When pictures surfaced demonstrating the interrogation tactics used at the Abu Ghraib prison in Iraq, many became enraged over the unnecessarily abusive methods. “The photos showed naked prisoners being threatened by dogs or hooded and wired up as if for electrocution”. Even in the face of such incriminating evidence, former Army Col. Janis Karpinski defended all actions on the grounds that methods were mandated by top officials.
“The outrage was over the photographs, because the photographs were living color of what those top-secret memorandums authorized,” Karpinski said in an interview Wednesday. “So, it is unfair … the soldiers may have moved through [the military justice] system, but they never had a fair court-martial.
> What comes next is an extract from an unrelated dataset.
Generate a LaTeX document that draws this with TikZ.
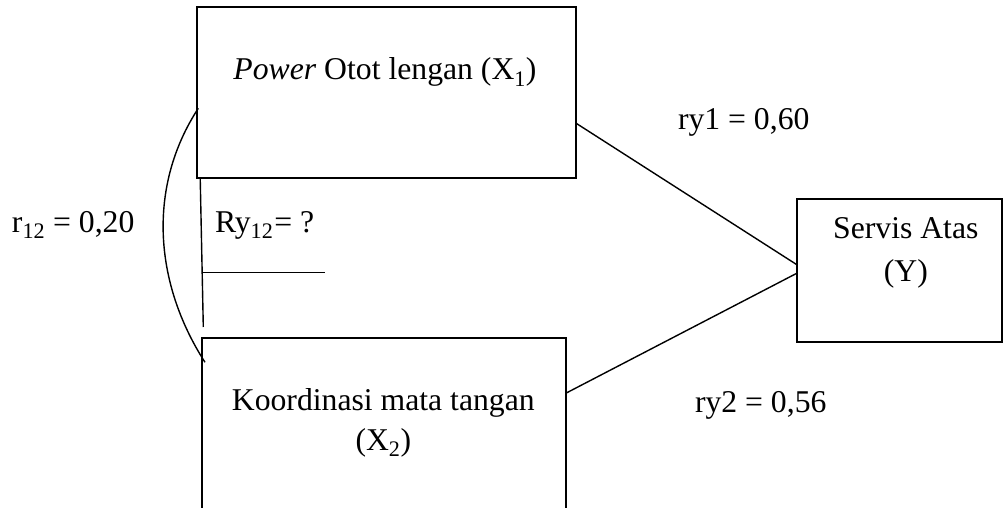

Not any one of them, because they were condemned as one of the bad apples.” Karpinski was demoted to colonel from the position of general and commander. Similarly, another lead commander was released from duty.
“The memo, by then-Assistant Attorney General Jay Bybee and then-Principal Deputy Assistant Attorney General Steven G. Bradbury, allowed the use of such tactics as keeping a detainee naked and in some cases in a diaper, and putting detainees on a liquid diet. One memo said aggressive techniques such as waterboarding, sleep deprivation and slapping did not violate laws against torture absent the intent to cause severe pain” (From CNN. After years of humiliation and disbelief, the accused soldiers feel relief in knowing that truth now prevails. According to one report, Secretary of Defense Donald Rumsfeld ordered the use of such techniques at Guantanamo Bay detention facility. Consequently, the techniques were then adopted in prisons in Iraq and Afghanistan.
With the truth unveiled, Karpinsky is calling for a presidential pardon of each of the seven accused soldiers. In knowing that such actions were ordered by top military officials and not the chosen actions of soldiers, the public’s opinion may swing in their favor, allowing a presidential pardon without controversy. In times of war and fear of attack, should harsh and even torturous tactics be used for interrogation purposes?